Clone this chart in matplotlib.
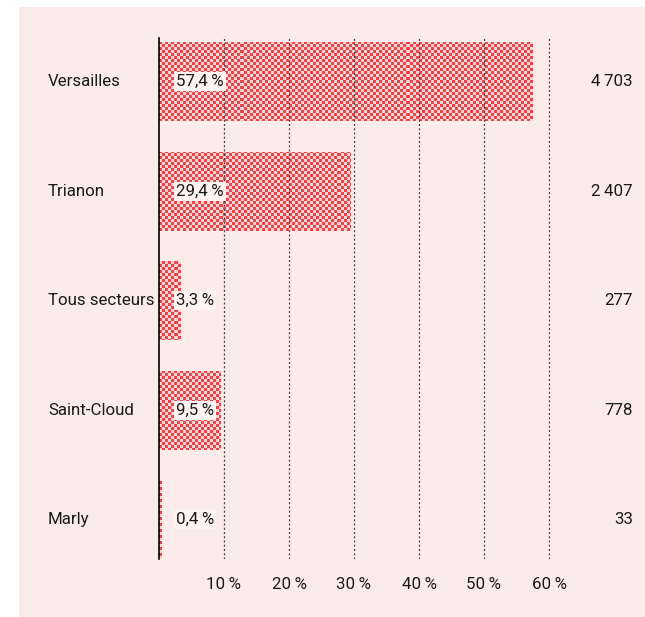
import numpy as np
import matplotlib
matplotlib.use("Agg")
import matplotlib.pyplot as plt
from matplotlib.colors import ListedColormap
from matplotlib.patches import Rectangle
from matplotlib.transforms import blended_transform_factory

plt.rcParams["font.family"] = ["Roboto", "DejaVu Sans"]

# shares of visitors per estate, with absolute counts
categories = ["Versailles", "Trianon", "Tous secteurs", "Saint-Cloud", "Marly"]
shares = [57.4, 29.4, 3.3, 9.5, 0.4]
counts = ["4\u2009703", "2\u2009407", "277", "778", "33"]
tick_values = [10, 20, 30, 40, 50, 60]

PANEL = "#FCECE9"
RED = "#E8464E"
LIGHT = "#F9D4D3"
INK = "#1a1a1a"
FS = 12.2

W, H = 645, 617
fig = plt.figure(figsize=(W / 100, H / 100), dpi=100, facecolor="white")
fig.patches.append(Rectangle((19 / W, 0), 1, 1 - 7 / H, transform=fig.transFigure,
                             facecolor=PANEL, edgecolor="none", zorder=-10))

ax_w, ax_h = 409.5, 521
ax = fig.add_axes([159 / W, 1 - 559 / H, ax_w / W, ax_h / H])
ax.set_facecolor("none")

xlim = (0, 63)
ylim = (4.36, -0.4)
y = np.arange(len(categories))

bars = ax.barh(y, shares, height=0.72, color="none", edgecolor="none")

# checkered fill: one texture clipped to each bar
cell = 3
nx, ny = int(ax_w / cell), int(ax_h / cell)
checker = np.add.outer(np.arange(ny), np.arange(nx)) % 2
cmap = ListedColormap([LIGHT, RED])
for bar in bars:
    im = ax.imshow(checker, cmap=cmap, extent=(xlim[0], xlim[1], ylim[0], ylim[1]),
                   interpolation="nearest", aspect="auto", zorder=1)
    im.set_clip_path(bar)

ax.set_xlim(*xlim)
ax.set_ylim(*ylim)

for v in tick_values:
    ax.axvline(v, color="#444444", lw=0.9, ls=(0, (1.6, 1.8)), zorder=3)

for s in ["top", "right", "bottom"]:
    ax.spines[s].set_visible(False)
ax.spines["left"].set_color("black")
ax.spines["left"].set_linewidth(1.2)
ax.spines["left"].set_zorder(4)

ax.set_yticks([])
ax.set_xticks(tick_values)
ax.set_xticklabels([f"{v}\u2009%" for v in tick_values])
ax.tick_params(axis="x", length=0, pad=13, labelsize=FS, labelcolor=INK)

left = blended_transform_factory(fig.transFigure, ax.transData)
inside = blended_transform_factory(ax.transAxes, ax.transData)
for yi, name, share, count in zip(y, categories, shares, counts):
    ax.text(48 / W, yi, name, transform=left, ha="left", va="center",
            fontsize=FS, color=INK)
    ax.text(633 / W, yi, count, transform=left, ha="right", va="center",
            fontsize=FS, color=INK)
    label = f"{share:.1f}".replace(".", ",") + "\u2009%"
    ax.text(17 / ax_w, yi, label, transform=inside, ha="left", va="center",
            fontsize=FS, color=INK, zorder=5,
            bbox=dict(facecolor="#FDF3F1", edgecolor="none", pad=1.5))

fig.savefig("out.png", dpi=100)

----------------------------------------

_Short problem_
Exactly how many lines of the material contain the word "matplotlib"? Write the number alone.

_Reply to the exercise_
7